Hi, could someone please help me understand what's wrong with my project? (Sorry if I put the topic in wrong category, not sure which would be the right one, so I picked general).
So I have Arduino Mega board, powered with an external power source (step-down converter from 12 volt to 5 volt) via VIN pin. I looked at the doc and it seems like the right way to do it. Power source outputs about 5.06 V, and the input pin is connected to 12 volt with voltage divider, R1=47kOhm, R2 = 20kOhm.
I am trying to get a 12V voltage reading from pin A3.
I have a loop which reads the values from analogRead and stores them in array, and then I take an average:
std::vector<int> data_buf;
data_buf.resize(size);
for (int i = 0; i < size; ++i)
{
data_buf[i] = analogRead(A3);
}
avg = 0;
for (int i = 0; i < size; ++i)
{
avg += data_buf[i];
}
avg /= size;
The problem:
At this stage, I have wrong avg value, but ONLY if I disconnect usb cable from computer and leave it to run on 12v->5v power source. If I connect usb cable back, the readings go back to normal.
I checked voltages with a multimeter. Voltage across VIN and GND is 5.06V in both cases (with and without usb cable connected), and voltage across input pin A3 and GND is 3.55V - 3.56V in both cases as well.
However, I get avg=732 with usb cable connected (with seems correct - 732 * 5 / 1024 = 3.57), and without usb cable, I get avg=868, which is way off (868 * 5 / 1024 = 4.24).
I also tried two different arduino boards and got exact same results.
There's also TFT screen with RA8875 controller connected to arduino. It is being powered by the same step-down converted as arduino itself.
Your word description is imprecise, a schematic would be much better; if I read your text correctly, you're feeding 5V into Vin, which is way too low for Vin; when you connect USB, the power comes from USB, so the board works correctly.
Feed Vin with at least 7V.
The OP has already been told, feed at least 7V to Vin. If they do that, no problem. The issue becomes powering significant auxiliary circuits, as we know the 5V regulator onboard is limited.

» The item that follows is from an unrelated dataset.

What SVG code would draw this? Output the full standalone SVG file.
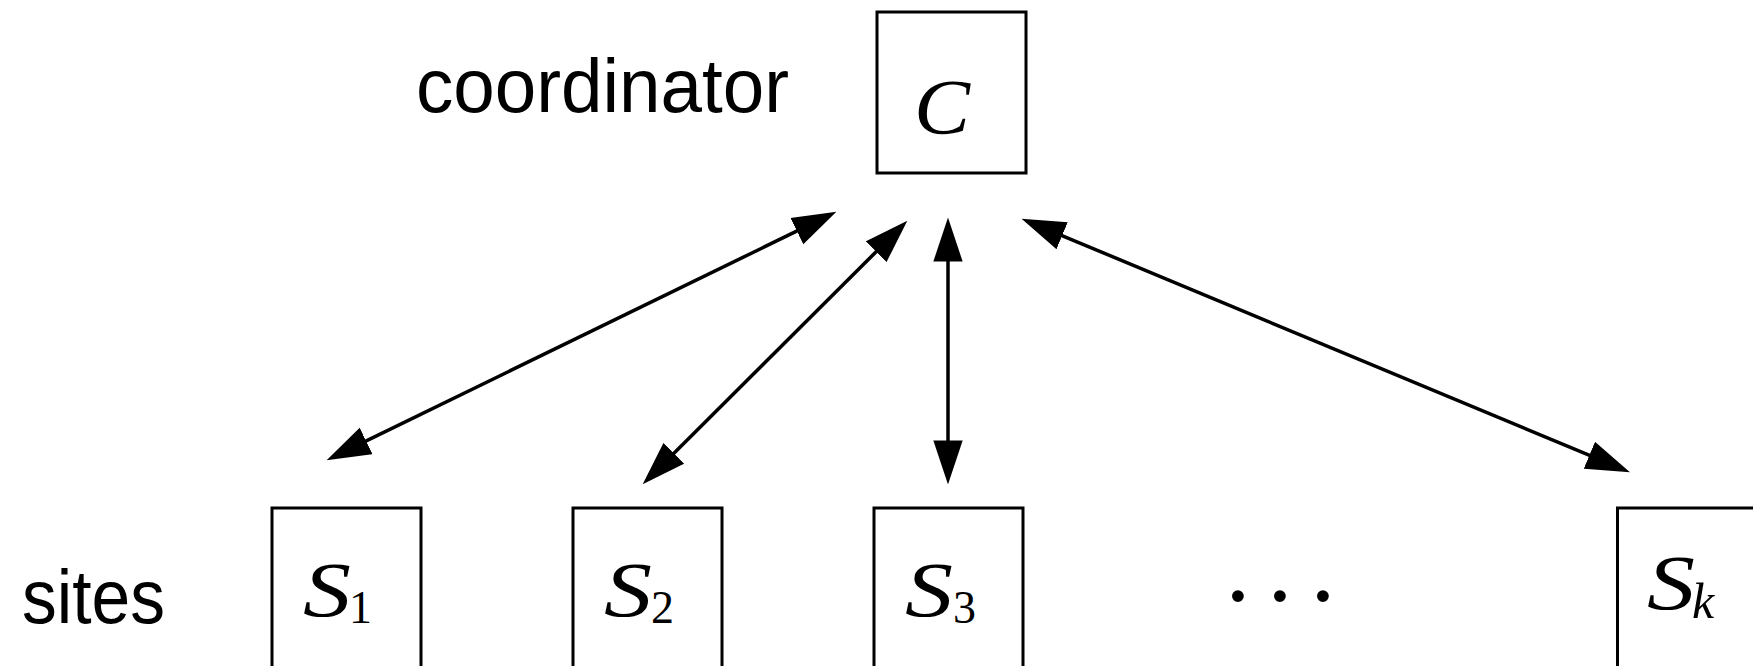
<svg xmlns="http://www.w3.org/2000/svg" width="1753" height="666" viewBox="0 0 1753 666">
  <style>
    .box { fill: #fff; stroke: #000; stroke-width: 3; }
    .edge { stroke: #000; stroke-width: 3.5; fill: none; marker-start: url(#head); marker-end: url(#head); }
    .sans { font-family: "Liberation Sans", Arial, sans-serif; font-size: 76px; fill: #000; }
    .math { font-family: "Liberation Serif", "Times New Roman", serif; font-style: italic; font-size: 78px; fill: #000; }
    .sub { font-family: "Liberation Serif", "Times New Roman", serif; font-size: 46px; fill: #000; }
    .subi { font-family: "Liberation Serif", "Times New Roman", serif; font-style: italic; font-size: 50px; fill: #000; }
    .dots { font-family: "Liberation Serif", "Times New Roman", serif; font-size: 100px; fill: #000; }
  </style>
  <defs>
    <marker id="head" markerUnits="userSpaceOnUse" markerWidth="44" markerHeight="30" viewBox="0 0 42 28" refX="32" refY="14" orient="auto-start-reverse">
      <path d="M0,0 L42,14 L0,28 z" fill="#000"/>
    </marker>
  </defs>
  <rect width="1753" height="666" fill="#fff"/>

  <text class="sans" x="416" y="112" textLength="373" lengthAdjust="spacingAndGlyphs">coordinator</text>
  <text class="sans" x="22" y="623" textLength="143" lengthAdjust="spacingAndGlyphs">sites</text>

  <g id="coordinator">
    <rect class="box" x="877" y="12" width="149" height="161"/>
    <text class="math" x="914" y="133" font-size="80" textLength="56" lengthAdjust="spacingAndGlyphs">C</text>
  </g>

  <g id="site-1">
    <rect class="box" x="272" y="508" width="149" height="161"/>
    <text class="math" x="303" y="616" textLength="48" lengthAdjust="spacingAndGlyphs">S</text>
    <text class="sub" x="349" y="623">1</text>
  </g>
  <g id="site-2">
    <rect class="box" x="573" y="508" width="149" height="161"/>
    <text class="math" x="604" y="616" textLength="48" lengthAdjust="spacingAndGlyphs">S</text>
    <text class="sub" x="651" y="623">2</text>
  </g>
  <g id="site-3">
    <rect class="box" x="874" y="508" width="149" height="161"/>
    <text class="math" x="905" y="616" textLength="48" lengthAdjust="spacingAndGlyphs">S</text>
    <text class="sub" x="953" y="623">3</text>
  </g>
  <g id="ellipsis">
    <text class="dots" x="1238 1280 1323" y="629" text-anchor="middle">···</text>
  </g>
  <g id="site-k">
    <rect class="box" x="1617.5" y="508" width="149" height="161"/>
    <text class="math" x="1647" y="609" textLength="48" lengthAdjust="spacingAndGlyphs">S</text>
    <text class="subi" x="1692" y="618">k</text>
  </g>

  <g id="connectors">
    <line class="edge" x1="336.0" y1="455.6" x2="827.0" y2="216.4"/>
    <line class="edge" x1="650.1" y1="476.9" x2="899.9" y2="228.1"/>
    <line class="edge" x1="948" y1="474" x2="948" y2="228"/>
    <line class="edge" x1="1031.2" y1="222.8" x2="1620.3" y2="468.2"/>
  </g>
</svg>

To do that, the OP should use his 5V source to power the auxiliaries, connecting it's negative to the negative of the Arduino for reference.
FWIW, I use 5V from a supply to feed the Nano 5V in/out, never a problem, but I do realize that a) the Mega has a different power circuit, and b) the Mega recommendations from Arduino really should be followed.
Leave existing 5v power supply to power everything else besides Arduino (tft display and RA8875 controller)
Add another power supply specifically for Arduino, which outputs correct voltage to power Arduino's VIN (7-12 volts according to doc, can't believe I missed that, lol)
Did I understand everything correctly?
Also, a question: does it matter exactly which voltage in specified 7-12 volts range is supplied to Arduino? Or I should be good as long as it's inside that range?
Yes, but perhaps no. Consider, the regulation circuit converts 7v to 5v, or 12v to 5v. If it's a linear regulator(I believe it is), the extra voltage is simply wasted power, at whatever current your 5V circuit is drawing. Wasted power is heat; at 12 V your regulator runs hotter than it would at 7V. Does it matter? If you enclose the circuit in a box, the whole thing will run much hotter due to that power dissipation. If it's in free air, then it's just the regulator that works harder.
Now, if you want to power anything from the 5V pin of the Mega, you need to consider how much extra current that external circuit is drawing, and how much extra heat will be dissipated by the regulator as a result. Since these calculations are beyond many newbies, this is why we generally recommend the Arduino NOT be used to power anything but the simplest of circuits, such as a few buttons and LEDs.
Closer to 7V will release less heat in the regulator...
This will allow more stuff (like leds, small screens, not motors or relays) driven directly from the arduino...
Thanks, I'll keep that in mind. I am not going to power anything extra from the Arduino itself, since TFT display requires it's own power supply anyway, so I'll just use that if needed.